Oba zdecydowanie niepoprawne polityczne (w Banshee jedną z pozytywnych postaci jest.. wytatuowany od stóp do głów ex-nazi), oba rating M/Adult
 
Ostatnia edycja:

Salem

Born again
59
247
"Gomorra" ruszyła z drugim sezonem. Włosi potwierdzają, że w temacie mafii nie mają sobie równie ych.

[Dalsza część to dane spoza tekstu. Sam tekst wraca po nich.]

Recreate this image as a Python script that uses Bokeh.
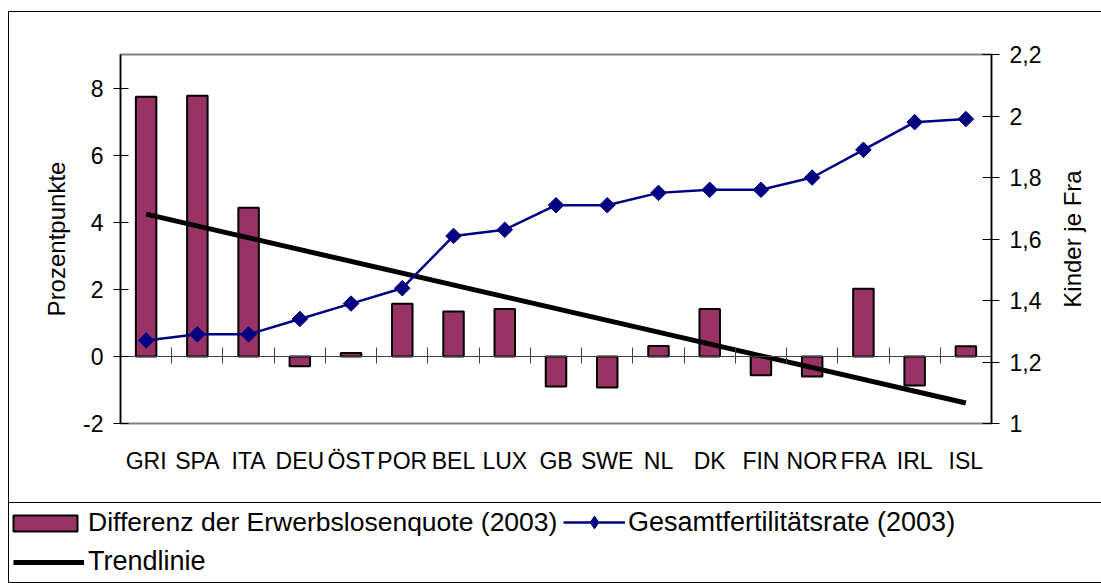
import numpy as np
from bokeh.plotting import figure
from bokeh.layouts import column, row
from bokeh.models import (Range1d, LinearAxis, FixedTicker, Legend, LegendItem, Label)
from bokeh.embed import file_html
from bokeh.resources import INLINE

# ---------------- data ----------------
countries = ["GRI", "SPA", "ITA", "DEU", "ÖST", "POR", "BEL", "LUX", "GB", "SWE",
             "NL", "DK", "FIN", "NOR", "FRA", "IRL", "ISL"]
diff_unemployment_2003 = [7.74, 7.77, 4.43, -0.29, 0.10, 1.57, 1.34, 1.41, -0.90, -0.93,
                          0.31, 1.41, -0.56, -0.60, 2.02, -0.87, 0.30]
fertility_2003 = [1.27, 1.29, 1.29, 1.34, 1.39, 1.44, 1.61, 1.63, 1.71, 1.71,
                  1.75, 1.76, 1.76, 1.80, 1.89, 1.98, 1.99]
left_ticks = [-2, 0, 2, 4, 6, 8]
left_tick_labels = ["-2", "0", "2", "4", "6", "8"]
right_ticks = [1.0, 1.2, 1.4, 1.6, 1.8, 2.0, 2.2]
right_tick_labels = ["1", "1,2", "1,4", "1,6", "1,8", "2", "2,2"]

FONT = "Liberation Sans"
BAR_FILL = "#993366"
NAVY = "#000080"

x = [i + 0.5 for i in range(len(countries))]
idx = np.arange(1, len(countries) + 1)
slope, intercept = np.polyfit(idx, diff_unemployment_2003, 1)
trend_x = [x[0], x[-1]]
trend_y = [intercept + slope * idx[0], intercept + slope * idx[-1]]

bar_style = dict(fill_color=BAR_FILL, line_color="black", line_width=2)
trend_style = dict(line_color="black", line_width=5)
fline_style = dict(line_color=NAVY, line_width=2.5)

# ---------------- main chart ----------------
p = figure(width=1040, height=490, x_range=Range1d(0, len(countries)),
           y_range=Range1d(-2, 9), output_backend="svg", toolbar_location=None,
           min_border_left=111, min_border_right=58, min_border_top=42,
           min_border_bottom=79)
p.background_fill_color = "white"
p.border_fill_color = "white"
p.outline_line_color = "#808080"
p.outline_line_width = 2
p.xgrid.visible = False
p.ygrid.visible = False

xa = p.xaxis[0]
xa.ticker = FixedTicker(ticks=x)
xa.major_label_overrides = {xv: c for xv, c in zip(x, countries)}
xa.axis_line_color = None
xa.major_tick_in = 0
xa.major_tick_out = 0
xa.minor_tick_line_color = None
xa.major_label_standoff = 24
xa.major_label_text_font = FONT
xa.major_label_text_font_size = "23px"
xa.major_label_text_color = "black"

bounds = list(range(1, len(countries)))
zero_axis = LinearAxis(fixed_location=0, ticker=FixedTicker(ticks=bounds),
                       major_label_overrides={b: "" for b in bounds},
                       major_label_standoff=0,
                       axis_line_color="#404040", axis_line_width=1,
                       major_tick_in=9, major_tick_out=7,
                       major_tick_line_color="#404040",
                       minor_tick_line_color=None)
p.add_layout(zero_axis, "below")

ya = p.yaxis[0]
ya.ticker = FixedTicker(ticks=left_ticks)
ya.major_label_overrides = dict(zip(left_ticks, left_tick_labels))
ya.axis_line_color = "black"
ya.axis_line_width = 1.5
ya.major_tick_in = 8
ya.major_tick_out = 7
ya.minor_tick_line_color = None
ya.major_label_standoff = 10
ya.major_label_text_font = FONT
ya.major_label_text_font_size = "23px"
ya.major_label_text_color = "black"
ya.axis_label = "Prozentpunkte"
ya.axis_label_text_font = FONT
ya.axis_label_text_font_size = "24px"
ya.axis_label_text_font_style = "normal"
ya.axis_label_text_color = "black"
ya.axis_label_standoff = 10

p.extra_y_ranges = {"fert": Range1d(1.0, 2.2)}
ra = LinearAxis(y_range_name="fert", ticker=FixedTicker(ticks=right_ticks),
                major_label_overrides=dict(zip(right_ticks, right_tick_labels)),
                axis_line_color="black", axis_line_width=1.5,
                major_tick_in=9, major_tick_out=8, minor_tick_line_color=None,
                major_label_standoff=10, major_label_text_font=FONT,
                major_label_text_font_size="23px", major_label_text_color="black")
p.add_layout(ra, "right")

p.vbar(x=x, top=diff_unemployment_2003, bottom=0, width=0.4, **bar_style)
p.line(trend_x, trend_y, **trend_style)
p.line(x, fertility_2003, y_range_name="fert", **fline_style)
p.scatter(x, fertility_2003, y_range_name="fert", marker="square",
          angle=np.pi / 4, size=11, fill_color=NAVY, line_color=NAVY)

# ---------------- right axis title panel ----------------
tf = figure(width=52, height=490, x_range=Range1d(0, 1), y_range=Range1d(0, 1),
            output_backend="svg", toolbar_location=None,
            x_axis_location=None, y_axis_location=None,
            min_border_left=0, min_border_right=0, min_border_top=42,
            min_border_bottom=79)
tf.outline_line_color = None
tf.xgrid.visible = False
tf.ygrid.visible = False
tf.border_fill_color = "white"
tf.add_layout(Label(x=23, y=0.5, x_units="screen", y_units="data",
                    text="Kinder je Fra", angle=np.pi / 2,
                    text_align="center", text_baseline="middle",
                    text_font=FONT, text_font_size="24px", text_color="black"))

# ---------------- legend panel ----------------
lf = figure(width=1092, height=79, x_range=Range1d(0, len(countries)),
            y_range=Range1d(-2, 9), output_backend="svg", toolbar_location=None,
            x_axis_location=None, y_axis_location=None,
            min_border_left=0, min_border_right=0, min_border_top=0,
            min_border_bottom=0)
lf.outline_line_color = None
lf.xgrid.visible = False
lf.ygrid.visible = False
lf.border_fill_color = "white"
lf.background_fill_color = "white"
lf.extra_y_ranges = {"fert": Range1d(1.0, 2.2)}
l_bar = lf.vbar(x=x, top=diff_unemployment_2003, bottom=0, width=0.4,
                visible=False, **bar_style)
l_fl = lf.line(x, fertility_2003, y_range_name="fert", visible=False, **fline_style)
l_fm = lf.scatter(x, fertility_2003, y_range_name="fert", visible=False,
                  marker="diamond", size=14, fill_color=NAVY, line_color=NAVY)
l_tr = lf.line(trend_x, trend_y, visible=False, **trend_style)

leg_common = dict(orientation="horizontal", label_text_font=FONT,
                  label_text_color="black",
                  padding=0, margin=0, border_line_color=None,
                  background_fill_alpha=0, inactive_fill_alpha=0)
leg_a = Legend(items=[LegendItem(label="Differenz der Erwerbslosenquote (2003)",
                                 renderers=[l_bar])],
               location=(-4, 44), glyph_width=80, glyph_height=20,
               label_standoff=3, label_text_font_size="26.5px", **leg_common)
leg_b = Legend(items=[LegendItem(label="Gesamtfertilitätsrate (2003)",
                                 renderers=[l_fl, l_fm])],
               location=(554, 44), glyph_width=62, glyph_height=32,
               label_standoff=3, label_text_font_size="27px", **leg_common)
leg_c = Legend(items=[LegendItem(label="Trendlinie", renderers=[l_tr])],
               location=(4, 5), glyph_width=71, glyph_height=20,
               label_standoff=4, label_text_font_size="27px", **leg_common)
for lg in (leg_a, leg_b, leg_c):
    lf.add_layout(lg)

root1 = column(row(p, tf, spacing=0), spacing=0, margin=(11, 0, 0, 8),
               styles={"border-top": "1px solid black",
                       "border-left": "1px solid black"})
root2 = column(lf, spacing=0, margin=(0, 0, 0, 8),
               styles={"border-left": "1px solid black",
                       "border-top": "1px solid black",
                       "border-bottom": "1px solid black"})

open("out.html", "w").write(file_html([root1, root2], INLINE))
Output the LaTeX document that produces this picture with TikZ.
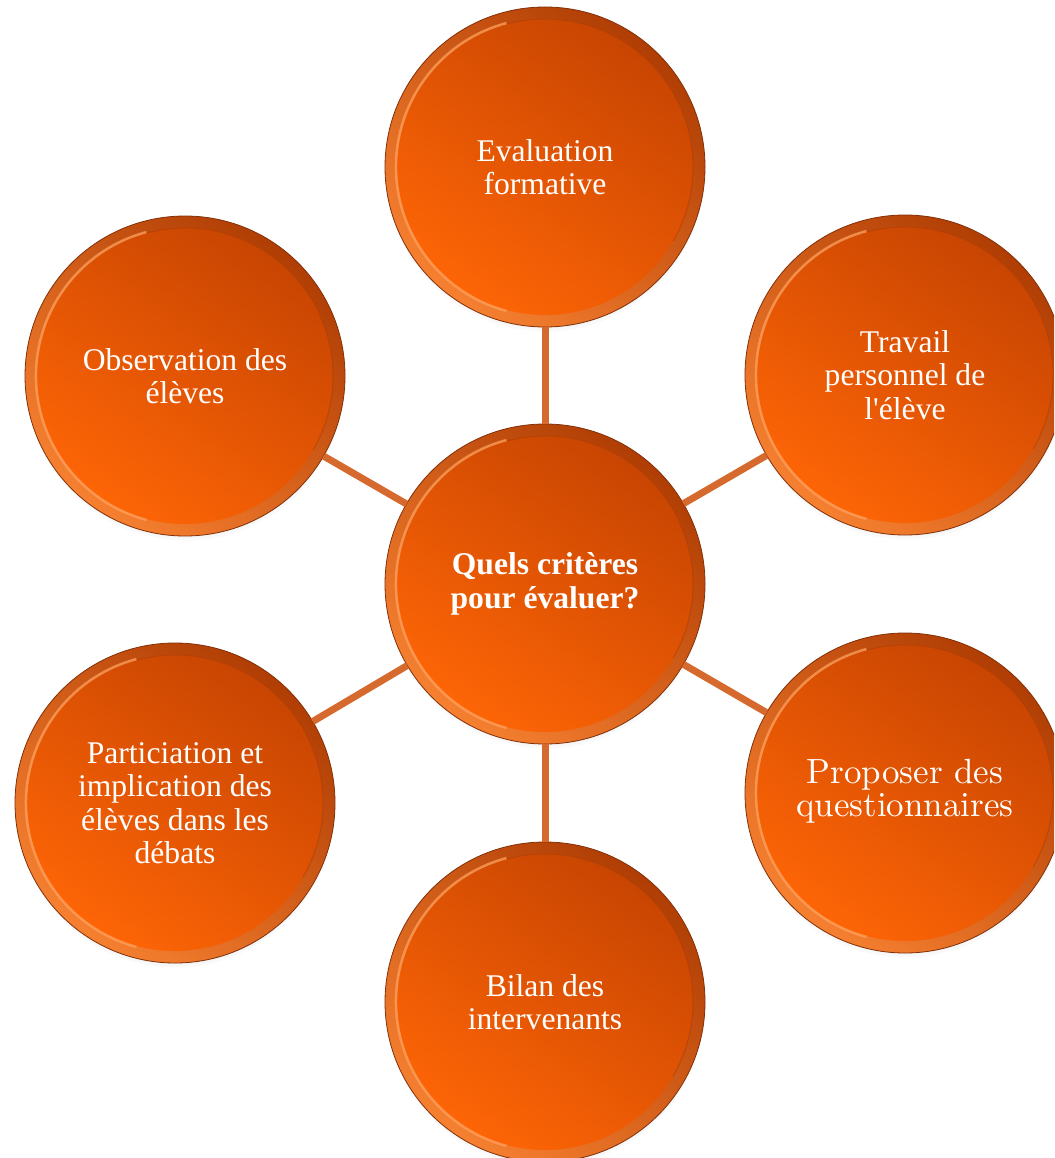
\documentclass[tikz,border=0pt]{standalone}
\usepackage{fontspec}
\usepackage{graphicx}
\newfontfamily\tnr{Liberation Serif}
\usetikzlibrary{shadows}
\definecolor{ringlight}{RGB}{246,128,48}
\definecolor{ringdark}{RGB}{176,62,4}
\definecolor{disctop}{RGB}{198,68,2}
\definecolor{discbot}{RGB}{255,102,6}
\definecolor{edgecol}{RGB}{130,48,8}
\definecolor{conn}{RGB}{214,106,46}
\definecolor{hilite}{RGB}{255,160,92}
\tikzset{
  bubble/.style={circle, minimum size=320pt, inner sep=0pt, outer sep=0pt,
    circular drop shadow={shadow xshift=0pt, shadow yshift=-5pt, opacity=0.35, shadow scale=1.0},
    top color=ringdark, bottom color=ringlight, shading angle=-40,
    draw=edgecol, line width=0.8pt, text=white, align=center,
    font=\tnr\fontsize{31.6}{33.5}\selectfont,
    path picture={
      \shade[top color=disctop, bottom color=discbot, shading angle=-35]
        (path picture bounding box.center) circle (148pt);
      \draw[hilite, line width=2.5pt, opacity=0.75]
        ([shift={(105:149pt)}]path picture bounding box.center) arc (105:255:149pt);
      \draw[ringdark, line width=1pt, opacity=0.6]
        ([shift={(-30:148pt)}]path picture bounding box.center) arc (-30:105:148pt);
    }},
  link/.style={draw=conn, line width=7pt}
}
\begin{document}
\begin{tikzpicture}[x=1pt, y=-1pt]
  \fill[white] (0,0) rectangle (1054,1158);
  \useasboundingbox (0,0) rectangle (1054,1158);
  \clip (0,0) rectangle (1054,1158);
  \node[bubble] (c) at (545,584) {\bfseries Quels critères\\\bfseries pour évaluer?};
  \node[bubble] (t) at (545,167) {Evaluation\\ formative};
  \node[bubble] (ul) at (185,376) {Observation des\\ élèves};
  \node[bubble] (ur) at (905,375) {Travail\\ personnel de\\ l\textquotesingle élève};
  \node[bubble] (ll) at (175,803) {Particiation et\\ implication des\\ élèves dans les\\ débats};
  \node[bubble] (lr) at (905,793) {\scalebox{3.5}{\rmfamily\fontsize{10}{9.4}\selectfont\begin{tabular}{@{}c@{}}Proposer des\\ questionnaires\end{tabular}}};
  \node[bubble] (b) at (545,1002) {Bilan des\\ intervenants};
  \draw[link] (c) -- (t);
  \draw[link] (c) -- (ul);
  \draw[link] (c) -- (ur);
  \draw[link] (c) -- (ll);
  \draw[link] (c) -- (lr);
  \draw[link] (c) -- (b);
\end{tikzpicture}
\end{document}
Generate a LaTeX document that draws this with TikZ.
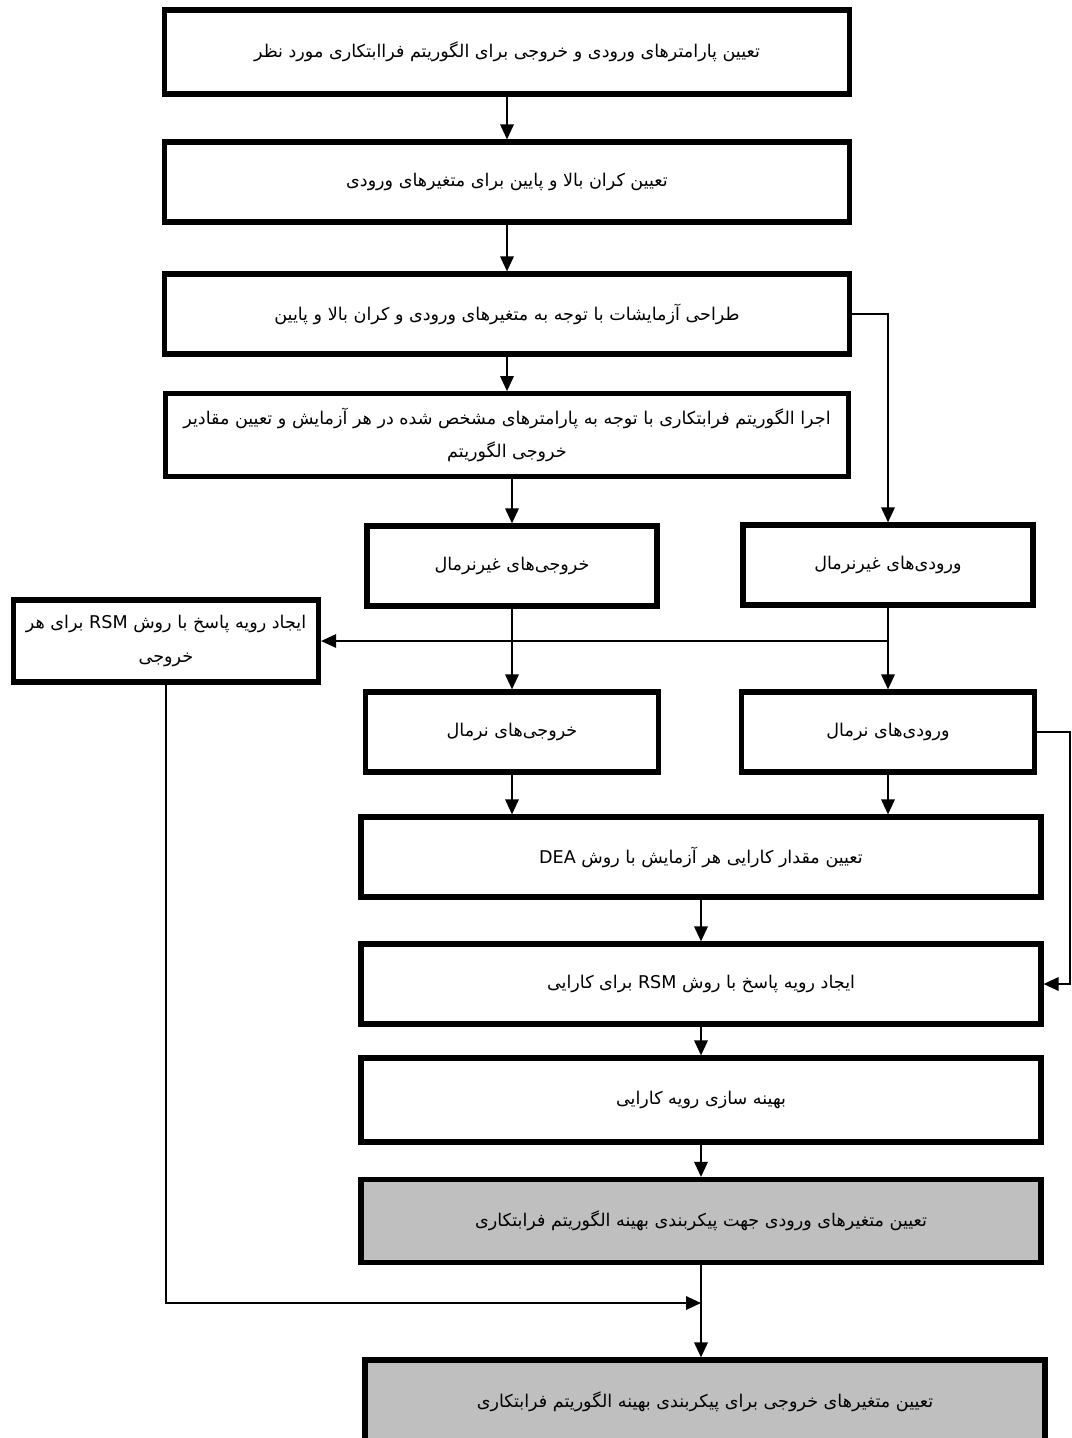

To jest 100 razy lepsze niż wszystkie 6 sezonów "Soprano".

No niepoważny chyba jesteś...

To porównanie jest złe z zasady, "Gomorra" idzie sobie w brudny, niezbyt głęboki realizm... i spoko, ale "The Sopranos" to zupełnie inny wydźwięk, treść i forma... od satyry po egzystencjalne pierdy.. w każdym razie ja tu oprócz mafijnej otoczki w ogóle nie widzę pola do porównywania. A nawet jeśli to please.. "Rodzina Soprano" to do dziś najlepsze co wypluła z siebie telewizja... realizacja, obsada, fabuła - nie ma "Gomorra" podjazdu do tego, polecam odświeżyć sobie czy cóś.

Żeby nie było, ja jestem też jak najbardziej fanem "Gomorry". Hm, ale po 2 odcinkach 2 sezonu... jakoś nie kumam aż takiej podjarki. Swoją drogą brak humoru (czy ktoś w tym serialu się uśmiechnął kiedyś?) i generalnie - skrajna poważność, to największa wada tego serialu... i komu tu w ogóle kibicować, Ciro went full crazy, heheh. Still, to się ogląda, ale ja po 2 odcinkach, po prawie 2 latach czekania... not so impressed... ale zobaczymy.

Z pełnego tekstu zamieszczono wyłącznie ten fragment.